Cassazione Penale, Sez. IV, ud. 17 ottobre 2024, n. 40724
Presidente Ciampi, Relatore Serrao
Segnaliamo, in tema di responsabilità degli enti, la sentenza con cui la Corte di cassazione ha affermato che «non è abnorme l’ordinanza con cui il giudice del dibattimento abbia dichiarato la nullità del decreto di citazione diretta a giudizio ritenendo che, nei confronti degli enti, l’azione penale debba essere esercitata nelle forme previste dall’art. 59 c. 1 d. lgs. 231/2001, che non contempla la forma di cui all’art. 552 c.p.p.».
Secondo la Corte, «il provvedimento non presenta profili di abnormità dal momento che, anche qualora lo si definisca “espressione di un potere male esercitato“, non si colloca al di fuori del sistema normativo (essendo, pur sempre, espressione di un potere che l’ordinamento processuale riconosce al giudice, ossia quello di dichiarare la nullità degli atti in base ai quali si è instaurato il rapporto processuale) e non determina una stasi indebita del procedimento (ben potendo il Pubblico Ministero, senza incorrere in alcuna nullità processuale, procedere di nuovo all’esercizio dell’azione penale nelle forme previste dall’art. 59 d. lgs. 231/2001)».

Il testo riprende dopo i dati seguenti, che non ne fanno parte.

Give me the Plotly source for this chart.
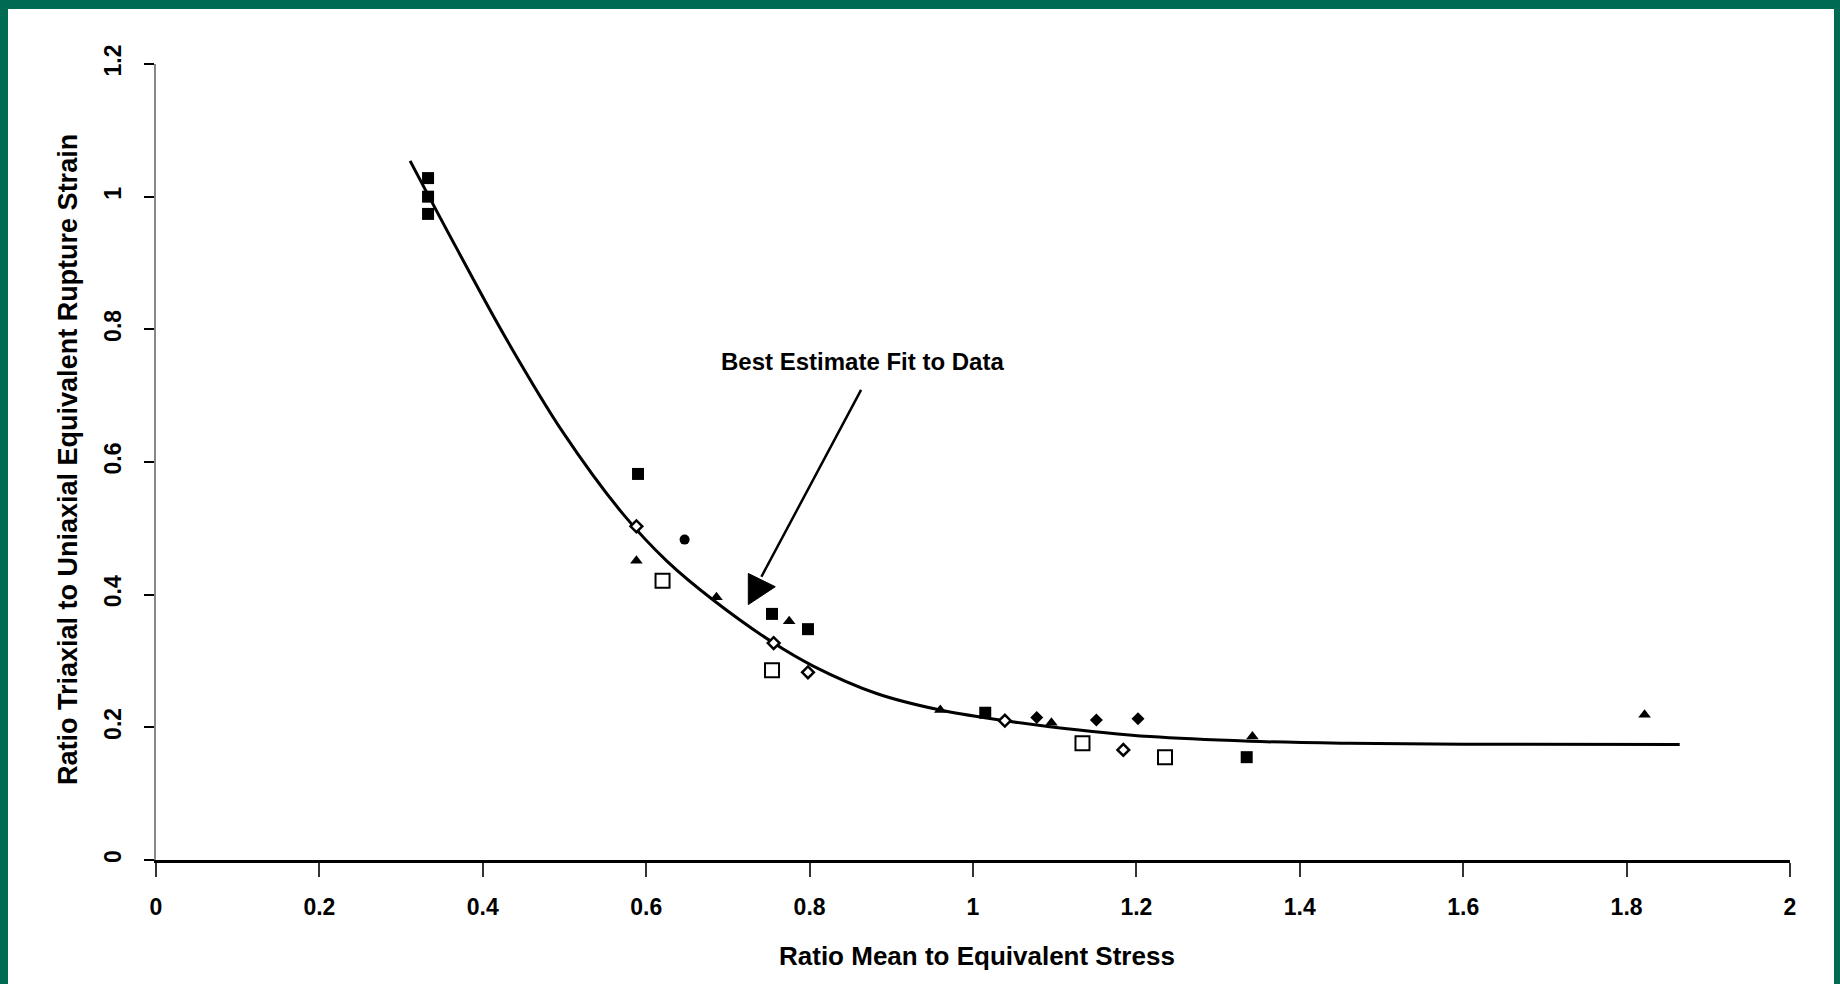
import plotly.graph_objects as go

# ---- data ----
filled_sq_x = [0.333, 0.333, 0.333, 0.590, 0.754, 0.798, 1.015, 1.335]
filled_sq_y = [1.028, 1.000, 0.974, 0.582, 0.371, 0.348, 0.222, 0.155]

open_sq_x = [0.620, 0.754, 1.134, 1.235]
open_sq_y = [0.421, 0.286, 0.176, 0.155]

open_dia_x = [0.588, 0.756, 0.798, 1.039, 1.184]
open_dia_y = [0.503, 0.327, 0.283, 0.210, 0.166]

tri_x = [0.588, 0.686, 0.775, 0.960, 1.096, 1.342, 1.822]
tri_y = [0.451, 0.396, 0.360, 0.226, 0.207, 0.186, 0.219]

circ_x = [0.647]
circ_y = [0.483]

fdia_x = [1.078, 1.151, 1.202]
fdia_y = [0.215, 0.211, 0.213]

fit_x = [0.311, 0.368, 0.429, 0.498, 0.572, 0.625, 0.684, 0.756, 0.805, 0.882,
         0.960, 1.033, 1.094, 1.217, 1.339, 1.461, 1.600, 1.865]
fit_y = [1.054, 0.922, 0.785, 0.645, 0.521, 0.451, 0.390, 0.327, 0.292, 0.251,
         0.226, 0.211, 0.201, 0.186, 0.179, 0.176, 0.1745, 0.174]

x_ticks = [0, 0.2, 0.4, 0.6, 0.8, 1, 1.2, 1.4, 1.6, 1.8, 2]
x_tick_text = ["0", "0.2", "0.4", "0.6", "0.8", "1", "1.2", "1.4", "1.6", "1.8", "2"]
y_ticks = [0, 0.2, 0.4, 0.6, 0.8, 1, 1.2]
y_tick_text = ["0", "0.2", "0.4", "0.6", "0.8", "1", "1.2"]

x_title = "Ratio Mean to Equivalent Stress"
y_title = "Ratio Triaxial to Uniaxial Equivalent Rupture Strain"
note_text = "Best Estimate Fit to Data"

# ---- styling ----
FONT = "Liberation Sans, Arial, sans-serif"
GREEN = "#006A53"
W, H = 1840, 984
ML, MR, MT, MB = 156, 50, 64, 124
PW, PH = W - ML - MR, H - MT - MB


def px_x(p):
    return (p - ML) / PW


def px_y(p):
    return (H - MB - p) / PH


fig = go.Figure()

fig.add_trace(go.Scatter(x=fit_x, y=fit_y, mode="lines",
                         line=dict(color="black", width=3, shape="spline", smoothing=1.0),
                         showlegend=False, hoverinfo="skip"))

fig.add_trace(go.Scatter(x=filled_sq_x, y=filled_sq_y, mode="markers",
                         marker=dict(symbol="square", size=12, color="black"),
                         showlegend=False))
fig.add_trace(go.Scatter(x=open_sq_x, y=open_sq_y, mode="markers",
                         marker=dict(symbol="square", size=14, color="white",
                                     line=dict(color="black", width=2)),
                         showlegend=False))
fig.add_trace(go.Scatter(x=open_dia_x, y=open_dia_y, mode="markers",
                         marker=dict(symbol="diamond", size=9, color="white",
                                     line=dict(color="black", width=2.5)),
                         showlegend=False))
fig.add_trace(go.Scatter(x=tri_x, y=tri_y, mode="markers",
                         marker=dict(symbol="triangle-up", size=11, color="black"),
                         showlegend=False))
fig.add_trace(go.Scatter(x=circ_x, y=circ_y, mode="markers",
                         marker=dict(symbol="circle", size=10, color="black"),
                         showlegend=False))
fig.add_trace(go.Scatter(x=fdia_x, y=fdia_y, mode="markers",
                         marker=dict(symbol="diamond", size=10, color="black"),
                         showlegend=False))

# white card on green frame
fig.add_shape(type="rect", xref="paper", yref="paper",
              x0=px_x(8), x1=px_x(1834), y0=px_y(984), y1=px_y(9),
              fillcolor="white", line=dict(width=0), layer="below")

# annotation arrow: line + triangular head
arrow_start = (0.864, 0.711)
arrow_end = (0.741, 0.427)
fig.add_annotation(x=arrow_end[0], y=arrow_end[1], ax=arrow_start[0], ay=arrow_start[1],
                   xref="x", yref="y", axref="x", ayref="y", text="",
                   showarrow=True, arrowhead=0, arrowwidth=2.5, arrowcolor="black")
fig.add_shape(type="path", xref="x", yref="y",
              path="M 0.725,0.432 L 0.758,0.412 L 0.725,0.385 Z",
              fillcolor="black", line=dict(color="black", width=1))
fig.add_annotation(x=0.865, y=0.751, xref="x", yref="y", text=note_text,
                   showarrow=False, xanchor="center", yanchor="middle",
                   font=dict(family=FONT, size=24, color="black", weight="bold"))

# axis titles
fig.add_annotation(x=px_x(977), y=px_y(956), xref="paper", yref="paper",
                   xanchor="center", yanchor="middle",
                   text=x_title, showarrow=False,
                   font=dict(family=FONT, size=26, color="black", weight="bold"))
fig.add_annotation(x=px_x(68), y=px_y(460), xref="paper", yref="paper",
                   xanchor="center", yanchor="middle",
                   text=y_title, showarrow=False, textangle=-90,
                   font=dict(family=FONT, size=27, color="black", weight="bold"))

fig.update_layout(
    width=W, height=H,
    margin=dict(l=ML, r=MR, t=MT, b=MB),
    paper_bgcolor=GREEN, plot_bgcolor="white",
    font=dict(family=FONT, color="black"),
    xaxis=dict(range=[0, 2], tickvals=x_ticks, ticktext=x_tick_text,
               showgrid=False, zeroline=False, showline=True,
               linecolor="black", linewidth=3, ticks="outside", ticklen=14,
               tickwidth=1.5, tickcolor="#333", ticklabelstandoff=10,
               tickfont=dict(family=FONT, size=23, color="black", weight="bold")),
    yaxis=dict(range=[0, 1.2], tickvals=y_ticks, ticktext=y_tick_text,
               showgrid=False, zeroline=False, showline=True,
               linecolor="#888", linewidth=2, ticks="outside", ticklen=10,
               tickwidth=2, tickcolor="black", tickangle=-90, ticklabelstandoff=14,
               tickfont=dict(family=FONT, size=23, color="black", weight="bold")),
)

fig.write_html("out.html")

Per escludere che al pubblico ministero venga imposto il compimento di un atto nullo – prosegue la sentenza – «giova evidenziare che le questioni poste dal ricorso e affrontate anche nella requisitoria del Procuratore generale e nelle memorie degli enti sono di natura eminentemente interpretativa: nonostante l’ampliamento del numero dei reati-presupposto ne preveda alcuni per i quali è prevista la citazione diretta, il legislatore non ha inteso modificare il dettato normativo circa le forme di esercizio dell’azione penale nei confronti degli enti, pur essendo intervenuto con l’art. 7 c. 1 lett. a) d. Igs. 19 marzo 2024, n.31 a correggere il rinvio alle relative disposizioni del codice di procedura penale contenuto nell’art. 59 d. lgs. 231/2001».
Inoltre – si conclude – «ai sensi dell’art. 38, comma 2, d. lgs. 231/2001 sono previste deroghe al sistema del simultaneus processus; tra queste regole vi è quella dettata alla lett. c), che ammette la trattazione separata quando l’osservanza delle disposizioni processuali lo rende necessario».